Expertise: the emerging discipline of Writing Assessment
The movement of these waves can be understood in certain frames. At the onset, she notes that there is often a tension in expertise: who knows what about writing or assessment? And who controls how students are assessed? In the first wave, in particular, testing—and its expertise—was located outside of the classroom (usually for purposes of placement into a course or track). Testing specialists made decisions about how to move students in and out of which classrooms; teachers decided what content students should be taught. However, as teachers soon realized, classrooms were often defined by technology of testing: the ways in which testing influenced the teaching and learning in the classroom. In the two subsequent waves, the roles of testing specialist and educators merge and overlap, “with administrators and then faculty taking on institutional and epistemological responsibilities for testing previously claimed by testing experts” (133). This merging and overlapping—which resulted in a new kind of expertise—is key in the development of a new discipline: Writing assessment.
Yancey attributes the movement from indirect measures of assessment to direct with the involvement of teachers in the assessment of student writing. Namely, “(1) teachers saw the difference between what they taught in their classrooms—writing—and what was evaluated—selection of homonyms and sentence completion exercises; (2) they thought that difference mattered; and (3) they continued to address this disjunction rhetorically, as though the testing enterprise could be altered” (134).
Reliability and Validity
The first wave was marked by a central focus on reliability—and an ancillary concern for efficiency. “What it all comes down to is twofold: (prohibitive) cost, of course, but also ‘the inevitable margin of test error,’ a margin that is a given in a testing context, but that can be minimized” through reliability measurements, namely (136). In this way, the first wave was dominated by a central question: “which measure can do the best and fairest job of prediction with the least among of work and the lowest cost?” Yancey response, “the answer: the reliable test” (136).
The second wave is dominated with concerns of validity: does a multiple choice test accurately assess students’ writing ability?

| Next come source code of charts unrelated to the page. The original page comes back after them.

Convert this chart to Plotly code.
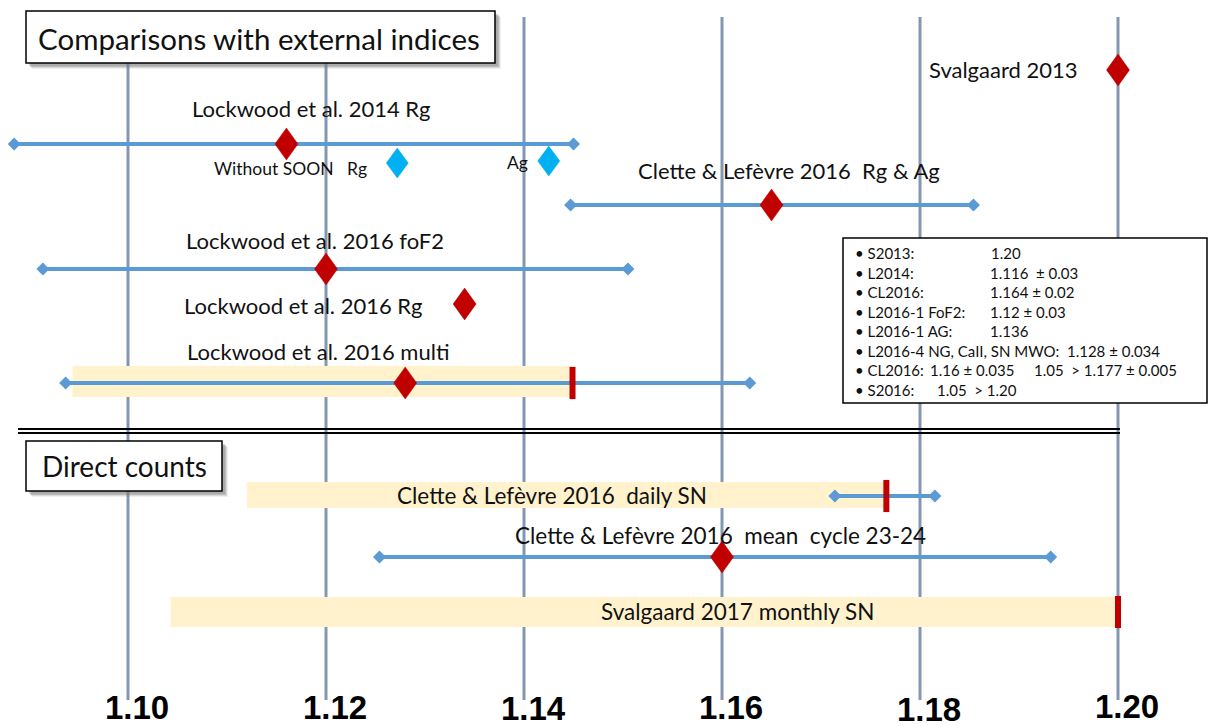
import plotly.graph_objects as go

# ---------------- data ----------------
tick_values = [1.10, 1.12, 1.14, 1.16, 1.18, 1.20]
tick_labels = ["1.10", "1.12", "1.14", "1.16", "1.18", "1.20"]

# comparisons with external indices
ext_labels = ["Svalgaard 2013", "Lockwood et al. 2014 Rg", "Clette & Lefèvre 2016  Rg & Ag",
              "Lockwood et al. 2016 foF2", "Lockwood et al. 2016 Rg", "Lockwood et al. 2016 multi"]
ext_center = [1.200, 1.116, 1.165, 1.120, 1.134, 1.128]
ext_low = [None, 1.0885, 1.1447, 1.0914, None, 1.0937]
ext_high = [None, 1.1450, 1.1854, 1.1505, None, 1.1628]

soon_labels = ["Without SOON   Rg", "Ag"]
soon_values = [1.1272, 1.1425]

multi_band = [1.0944, 1.1449]   # shaded range, ends at red marker
multi_mark = 1.1449

# direct counts
direct_labels = ["Clette & Lefèvre 2016  daily SN", "Clette & Lefèvre 2016  mean  cycle 23-24",
                 "Svalgaard 2017 monthly SN"]
direct_center = [None, 1.160, None]
direct_low = [1.1714, 1.1254, None]
direct_high = [1.1815, 1.1932, None]
direct_band_low = [1.1120, None, 1.1043]
direct_band_high = [1.1766, None, 1.2000]
direct_mark = [1.1766, None, 1.2000]

info_lines = [
    [("• S2013:", 853), ("1.20", 989)],
    [("• L2014:", 853), ("1.116  ± 0.03", 988)],
    [("• CL2016:", 853), ("1.164 ± 0.02", 988)],
    [("• L2016-1 FoF2:", 853), ("1.12 ± 0.03", 988)],
    [("• L2016-1 AG:", 853), ("1.136", 988)],
    [("• L2016-4 NG, CaII, SN MWO:  1.128 ± 0.034", 853)],
    [("• CL2016:", 853), ("1.16 ± 0.035", 928), ("1.05  > 1.177 ± 0.005", 1032)],
    [("• S2016:", 853), ("1.05  > 1.20", 935)],
]

# ---------------- styles / layout ----------------
W, H = 1208, 727
X0 = 1.08707
PXU = 9900.0           # pixels per unit of x
XMAX = X0 + W / PXU

RED = "#c00000"
BLUE = "#5b9bd5"
CYAN = "#00b0f0"
BAND = "#fff2cc"
GRID = "#8497b0"
FONT = "Lato, Open Sans, sans-serif"
TXT = "#111111"

ext_y = [70, 144, 205, 269, 304, 383]
ext_label_pos = [("right", 1080, 69), ("center", 311, 108), ("center", 789, 170),
                 ("center", 315, 240), ("right", 425, 305), ("center", 318, 351)]
soon_y = [163, 161]
soon_label_pos = [(290, 168), (517, 162)]
multi_band_y = (366, 397)

direct_y = [496, 557, 612]
direct_band_y = [(482, 508), None, (597, 627)]
direct_label_pos = [(552, 495), (720, 535), (737, 611)]

fig = go.Figure()

# shaded ranges (bars)
fig.add_trace(go.Bar(orientation="h", base=[multi_band[0]], x=[multi_band[1] - multi_band[0]],
                     y=[(multi_band_y[0] + multi_band_y[1]) / 2], width=[multi_band_y[1] - multi_band_y[0]],
                     marker=dict(color=BAND, line=dict(width=0)), hoverinfo="skip"))
for lo, hi, by in zip(direct_band_low, direct_band_high, direct_band_y):
    if lo is None:
        continue
    fig.add_trace(go.Bar(orientation="h", base=[lo], x=[hi - lo], y=[(by[0] + by[1]) / 2],
                         width=[by[1] - by[0]], marker=dict(color=BAND, line=dict(width=0)),
                         hoverinfo="skip"))

# range lines
def add_range(lo, hi, y):
    fig.add_trace(go.Scatter(x=[lo, hi], y=[y, y], mode="lines+markers",
                             line=dict(color=BLUE, width=4),
                             marker=dict(symbol="diamond", size=10, color=BLUE),
                             hoverinfo="skip"))

for lo, hi, y in zip(ext_low, ext_high, ext_y):
    if lo is not None:
        add_range(lo, hi, y)
for lo, hi, y in zip(direct_low, direct_high, direct_y):
    if lo is not None:
        add_range(lo, hi, y)

# red limit markers
mark_x = [multi_mark] + [m for m in direct_mark if m is not None]
mark_y = [ext_y[5]] + [y for m, y in zip(direct_mark, direct_y) if m is not None]
fig.add_trace(go.Scatter(x=mark_x, y=mark_y, mode="markers",
                         marker=dict(symbol="line-ns", size=23, color=RED,
                                     line=dict(color=RED, width=6)), hoverinfo="skip"))

# diamonds (tall rhombus drawn on the axes around each value)
def diamonds(values, rows, half_w_px, half_h_px):
    xs, ys = [], []
    dxu = half_w_px / PXU
    for v, r in zip(values, rows):
        xs += [v, v + dxu, v, v - dxu, v, None]
        ys += [r - half_h_px, r, r + half_h_px, r, r - half_h_px, None]
    return xs, ys

dx_vals = list(ext_center) + [c for c in direct_center if c is not None]
dy_rows = list(ext_y) + [y for c, y in zip(direct_center, direct_y) if c is not None]
rx, ry = diamonds(dx_vals, dy_rows, 11.5, 16)
fig.add_trace(go.Scatter(x=rx, y=ry, mode="lines", fill="toself", fillcolor=RED,
                         line=dict(color=RED, width=0.5), hoverinfo="skip"))
cx, cy = diamonds(soon_values, soon_y, 11, 15)
fig.add_trace(go.Scatter(x=cx, y=cy, mode="lines", fill="toself", fillcolor=CYAN,
                         line=dict(color=CYAN, width=0.5), hoverinfo="skip"))

shapes = []
# vertical grid lines
for t in tick_values:
    shapes.append(dict(type="line", xref="x", yref="y", x0=t, x1=t, y0=17, y1=700,
                       line=dict(color=GRID, width=3), layer="below"))

def px(p):
    return p / W

def box(x0, y0, x1, y1, shadow=True, lw=1.5):
    if shadow:
        for off, op in [(6, 0.12), (5, 0.2), (4, 0.3), (3, 0.3)]:
            shapes.append(dict(type="rect", xref="paper", yref="y", x0=px(x0 + off), x1=px(x1 + off),
                               y0=y0 + off, y1=y1 + off, fillcolor="#7f7f7f", opacity=op,
                               line=dict(width=0), layer="above"))
    shapes.append(dict(type="rect", xref="paper", yref="y", x0=px(x0), x1=px(x1), y0=y0, y1=y1,
                       fillcolor="white", line=dict(color="black", width=lw), layer="above"))

box(26, 11, 495, 63)
box(26, 441, 222, 491)
box(843, 238, 1207, 403, shadow=False, lw=1.5)

# double separator line
for yy in (429, 433):
    shapes.append(dict(type="line", xref="paper", yref="y", x0=px(18), x1=px(1120), y0=yy, y1=yy,
                       line=dict(color="black", width=2), layer="above"))

annotations = []
def text(t, x_px, y, size, anchor="center", family=FONT, color=TXT):
    annotations.append(dict(text=t, xref="paper", yref="y", x=px(x_px), y=y, xanchor=anchor,
                            yanchor="middle", showarrow=False,
                            font=dict(family=family, size=size, color=color)))

text("Comparisons with external indices", 259, 38, 29.5)
text("Direct counts", 124, 466, 28)

for lab, (anc, xp, yp) in zip(ext_labels, ext_label_pos):
    text(lab, xp, yp, 22, anchor=anc)
for lab, (xp, yp) in zip(soon_labels, soon_label_pos):
    text(lab.replace(" ", "\u00a0"), xp, yp, 17.5)
for lab, (xp, yp) in zip(direct_labels, direct_label_pos):
    text(lab.replace("  ", "\u00a0 "), xp, yp, 22.5)

info_y0, info_dy = 253, 19.5
for i, line in enumerate(info_lines):
    for seg, xp in line:
        text(seg.replace(" ", "\u00a0"), xp, info_y0 + i * info_dy, 15, anchor="left")

# axis tick labels (bold)
tick_y = [707, 707, 708, 707, 709, 706]
for tv, tl, ty in zip(tick_values, tick_labels, tick_y):
    annotations.append(dict(text="<b>" + tl + "</b>", xref="x", yref="y", x=tv, y=ty,
                            xanchor="center", yanchor="middle", showarrow=False, xshift=9,
                            font=dict(family="Liberation Sans, Arial, sans-serif",
                                      size=33, color="black")))

fig.update_layout(
    width=W, height=H,
    margin=dict(l=0, r=0, t=0, b=0),
    paper_bgcolor="white", plot_bgcolor="white",
    showlegend=False,
    barmode="overlay",
    xaxis=dict(range=[X0, XMAX], visible=False, showgrid=False, zeroline=False, fixedrange=True),
    yaxis=dict(range=[H, 0], visible=False, showgrid=False, zeroline=False, fixedrange=True),
    shapes=shapes,
    annotations=annotations,
)

fig.write_html("out.html", config={"displayModeBar": False},
               post_script="document.body.style.margin='0px';document.body.style.overflow='hidden';")
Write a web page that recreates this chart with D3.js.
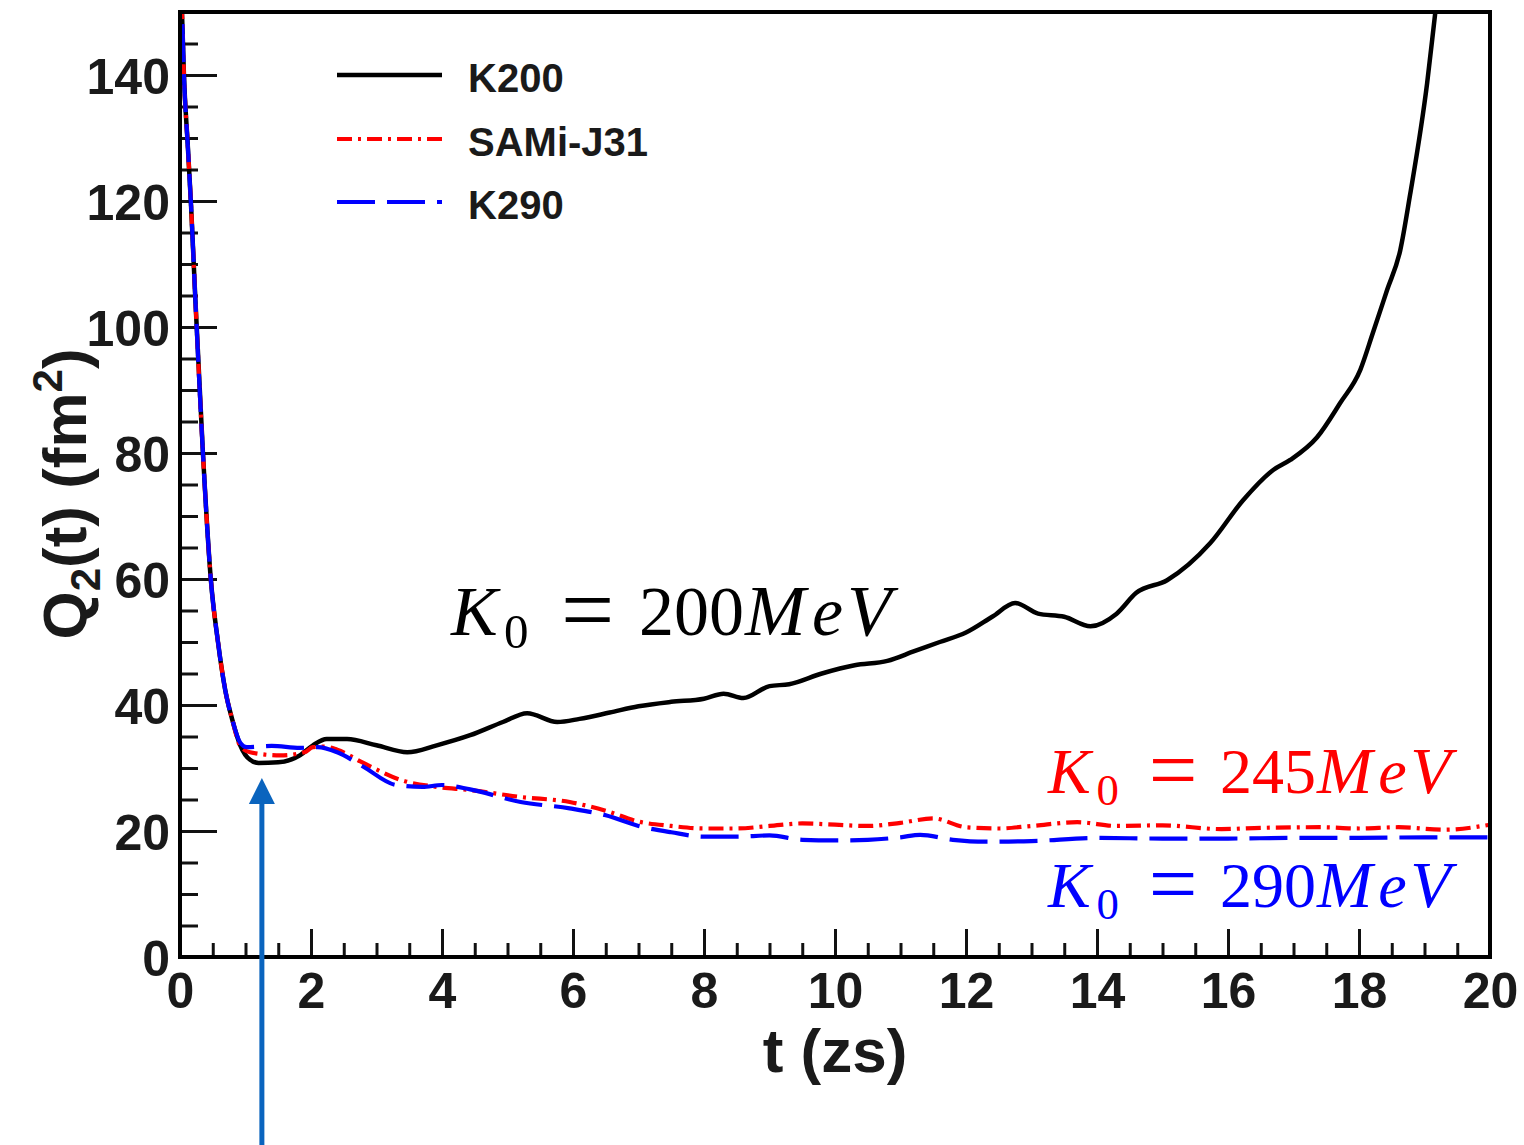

Simple answer is no; instead, holistic writing assessment emerges as a means of assessing students’ writing ability through writing. However, as Yancey notes, such movement from multiple-choice tests to writing tests still relied heavily on frames of reliability to retain credibility: “they had to assure that essay tests would perform the same task as the objective tests” (137). As Yancey writes, the second wave is characterized by a working both within and against the psychometric paradigm. And, like previously stated, such testing became closer to how teachers practice classroom assessment practices.
The third wave is characterized by the portfolio: “multiple writing samples on different occasions and in various rhetorical modes” (138). Such means of assessment is employed by programs, and such assessment offers a construct of writing that comes closest to accepted ideas about how writing works. For example, raters are teachers who aren’t calibrated or trained to agree, but rather negotiate meaning; what Elbow & Belanoff write is a process of communal assessment where communal standards are articulated during the assessment process.
Writing Assessment as Social Act
“As a social act, writing assessment exerts enormous influence both explicitly and implicitly, often in ways we, both faculty and students, do not fully appreciate. Certainly, writing assessment has been used historically to exclude entire groups of people” (143-4). In particular, in the same way that writing assessments construct an idea of writing, it also constructs identities: “what we are about, in a phrase, is formation of the self: and writing assessment, because it wields so much power, plays a crucial role in what self, or selves, will be permitted—in our classrooms; in our tests; ultimately, in our culture” (144).
In the first wave, the “tested self” was defined in multiple-choice tests: “passive, forced-choice response to external expert’s understanding of language conventions” (145). Such a constructed self is easy to see; however, Yancey notes that the self constructed in holistically scored tests is also fraught with baggage: the conventions and substance of the writing is determined for students. “Experts constrain what is possible, by creating the prompt, designing the scoring guide used to evaluate the text, training the readers who do the scoring” (145). Portfolio, then, allows multiple voices through diverse texts.
I want to say an aside here: it seems that the third wave—when written at the time—was more prospectus than reflection of actual practices at the time. Certainly, portfolio emerges in both classroom practices and writing programs, but the large-scale assessments that characterize the first two waves have not widely adopted such assessment, still hasn’t. In this way, the merging between classroom practitioners (educators) and testing specialists (including policy makers) seems to be exaggerated in the third wave. In fact, I’d argue that the third wave is continuing to emerge, but has been slowly moving due to the bifurcation of practitioners and policy makers.